Paul Costelloe’s interpretation of a Golden Age in World History was a delight in lavish golds and Tudor reds. Vivienne Westwood duly delivered with a sustainable, ethical and environmentally-conscious collection, and every single ensemble in the Erdem offering was a showstopper. Think more haute couture than shiny tentacles. Yes, shiny tentacles were a thing and no, I can’t unsee it but I’m saving you from having to do so. Moving on. London-based Indian designer Kaushik Velendra chose The Langham as the stage for his Autumn/Winter collection, Dreams, which seemed quite apt. The decadent room allowed Velendra’s bedazzled shoulders, buttonless tailoring and lustre-fuelled shirts to truly shine, and long may that continue.
Whether it was the lack of a central point or the fact that collections were being split between physical and digital showcases, that the genuine fashion crowd quickly jettisoned out in time for Milan, or (and most likely) the unfortunate timing of Storms Eunice and Franklin, there wasn’t as much pomp and fanfare one would normally have experienced.
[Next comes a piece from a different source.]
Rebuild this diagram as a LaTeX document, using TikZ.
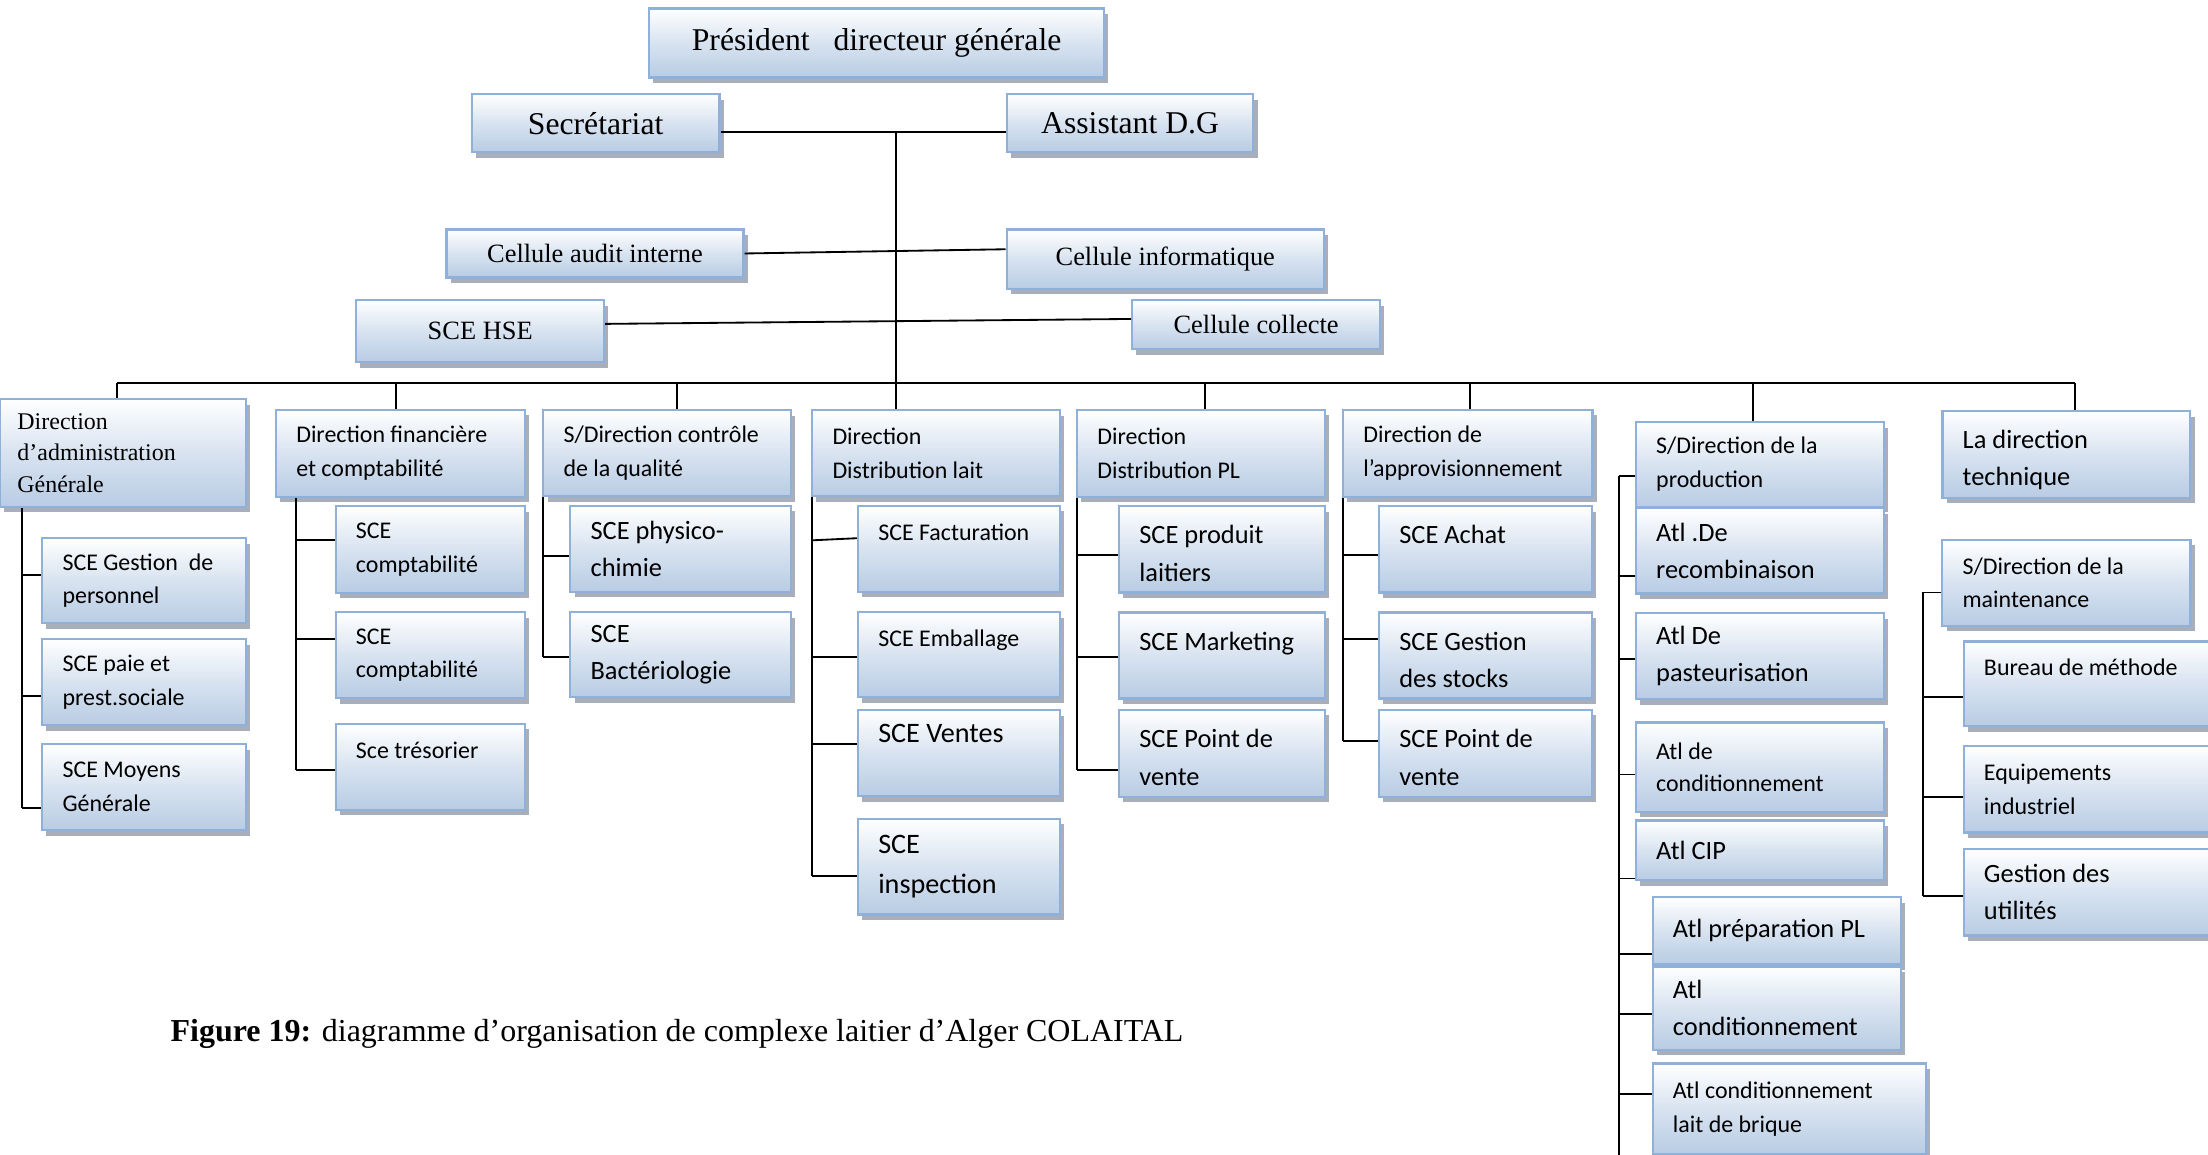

The affair was altogether subdued, and bar the few exceptions mentioned, a lot of brands seemed to be making noise for the sake of making noise. I’m very aware that I’m going to use a cringeworthy, generational, and frankly outdated turn of phrase here, but I remember back in the day when fashion week runways were full of clothes and outfits that you couldn’t wait to get your hands on. They stood for something, and represented those that lived and breathed quality craftsmanship.
Even non-tailoring menswear had a brief stint in the sun through London Collections: Men, until the rebrand to ‘London Fashion Week with a little menswear here and there’ resulted in some of the biggest players to pull out. I’ve always found it quite bizarre that in the majority of these shows now, nothing seen could (or would) actually be worn by people. In the hope of carving out their own sense of individuality and edge, they end up almost alienating themselves from the real world, which — to me anyway — sort of defeats the purpose. What I’d love to see more of are the brands like Ahluwalia and Labrum, Ozwald Boateng and Banshee, that have pushed for visibility, equality and for their seat at the table. Brands that have broken glass ceiling after glass ceiling themselves because no one else would do it for them. They are visionaries that represent us, and will hopefully pave the way for future designers with something important to share.
As Foday Dumbuya, Labrum’s founder, poignantly stated on Instagram following the show, “last night was about lifting those who brave the tides, the winds and societal limitations to shape the complex, nuanced and often unresolved label, “immigrants”. I hope it acted as a reminder of the sheer strength of design, and creativity of the hands and minds of such groups.”